▶ _The exercise_
All lines below must be repeated exactly, with the pictures omitted.

▶ _Source records_

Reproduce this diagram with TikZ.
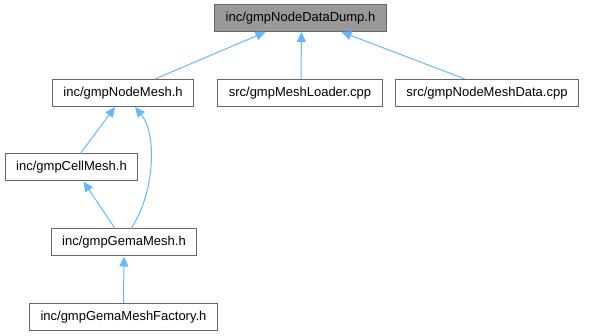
\documentclass[tikz,border=0pt]{standalone}
\usepackage{fontspec}
\setmainfont{Liberation Sans}
\usetikzlibrary{arrows.meta}
\definecolor{edgeblue}{HTML}{63B8FF}
\definecolor{boxgray}{HTML}{666666}
\definecolor{topfill}{HTML}{999999}

\begin{document}
\begin{tikzpicture}[
    x=1pt, y=-1pt,
    box/.style={draw=boxgray, line width=1pt, rectangle, minimum height=27pt,
                inner xsep=11pt, font=\fontsize{13}{15}\selectfont},
    edge/.style={edgeblue, line width=1pt,
                 {Triangle[length=10pt, width=9pt]}-}
]
    \useasboundingbox (0,0) rectangle (598,336);

    \node[box, fill=topfill] (dump) at (300.5,18) {inc/gmpNodeDataDump.h};

    \node[box] (nodemesh) at (123,93)   {inc/gmpNodeMesh.h};
    \node[box] (loader)   at (300,93)   {src/gmpMeshLoader.cpp};
    \node[box] (meshdata) at (487,93)   {src/gmpNodeMeshData.cpp};

    \node[box] (cellmesh) at (71.5,167.5) {inc/gmpCellMesh.h};
    \node[box] (gemamesh) at (124,242.5)  {inc/gmpGemaMesh.h};
    \node[box] (factory)  at (123.5,317)  {inc/gmpGemaMeshFactory.h};

    \draw[edge] ([xshift=-35pt]dump.south) -- ([xshift=32pt]nodemesh.north);
    \draw[edge] ([xshift=1pt]dump.south) -- ([xshift=1pt]loader.north);
    \draw[edge] ([xshift=41pt]dump.south) -- ([xshift=-22pt]meshdata.north);

    \draw[edge] ([xshift=-8pt]nodemesh.south) -- ([xshift=9pt]cellmesh.north);
    \draw[edge] ([xshift=12pt]nodemesh.south)
        .. controls (158,135) and (154,195) .. ([xshift=7pt]gemamesh.north);
    \draw[edge] ([xshift=12pt]cellmesh.south) -- ([xshift=-9pt]gemamesh.north);

    \draw[edge] (gemamesh.south) -- (factory.north);
\end{tikzpicture}
\end{document}
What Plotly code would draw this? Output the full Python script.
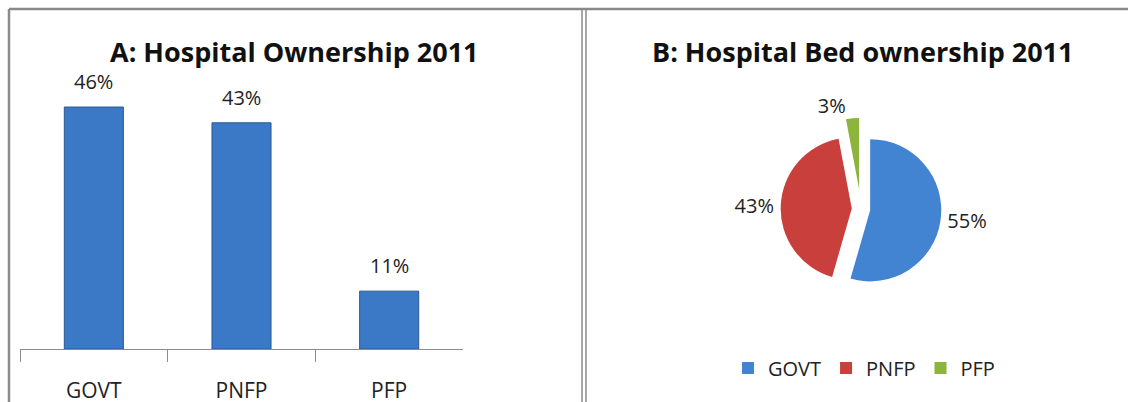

▶ _Response_
Reproduce this diagram with TikZ.
\documentclass[tikz,border=0pt]{standalone}
\usepackage{fontspec}
\setmainfont{Liberation Sans}
\usetikzlibrary{arrows.meta}
\definecolor{edgeblue}{HTML}{63B8FF}
\definecolor{boxgray}{HTML}{666666}
\definecolor{topfill}{HTML}{999999}

\begin{document}
\begin{tikzpicture}[
    x=1pt, y=-1pt,
    box/.style={draw=boxgray, line width=1pt, rectangle, minimum height=27pt,
                inner xsep=11pt, font=\fontsize{13}{15}\selectfont},
    edge/.style={edgeblue, line width=1pt,
                 {Triangle[length=10pt, width=9pt]}-}
]
    \useasboundingbox (0,0) rectangle (598,336);

    \node[box, fill=topfill] (dump) at (300.5,18) {inc/gmpNodeDataDump.h};

    \node[box] (nodemesh) at (123,93)   {inc/gmpNodeMesh.h};
    \node[box] (loader)   at (300,93)   {src/gmpMeshLoader.cpp};
    \node[box] (meshdata) at (487,93)   {src/gmpNodeMeshData.cpp};

    \node[box] (cellmesh) at (71.5,167.5) {inc/gmpCellMesh.h};
    \node[box] (gemamesh) at (124,242.5)  {inc/gmpGemaMesh.h};
    \node[box] (factory)  at (123.5,317)  {inc/gmpGemaMeshFactory.h};

    \draw[edge] ([xshift=-35pt]dump.south) -- ([xshift=32pt]nodemesh.north);
    \draw[edge] ([xshift=1pt]dump.south) -- ([xshift=1pt]loader.north);
    \draw[edge] ([xshift=41pt]dump.south) -- ([xshift=-22pt]meshdata.north);

    \draw[edge] ([xshift=-8pt]nodemesh.south) -- ([xshift=9pt]cellmesh.north);
    \draw[edge] ([xshift=12pt]nodemesh.south)
        .. controls (158,135) and (154,195) .. ([xshift=7pt]gemamesh.north);
    \draw[edge] ([xshift=12pt]cellmesh.south) -- ([xshift=-9pt]gemamesh.north);

    \draw[edge] (gemamesh.south) -- (factory.north);
\end{tikzpicture}
\end{document}
What Plotly code would draw this? Output the full Python script.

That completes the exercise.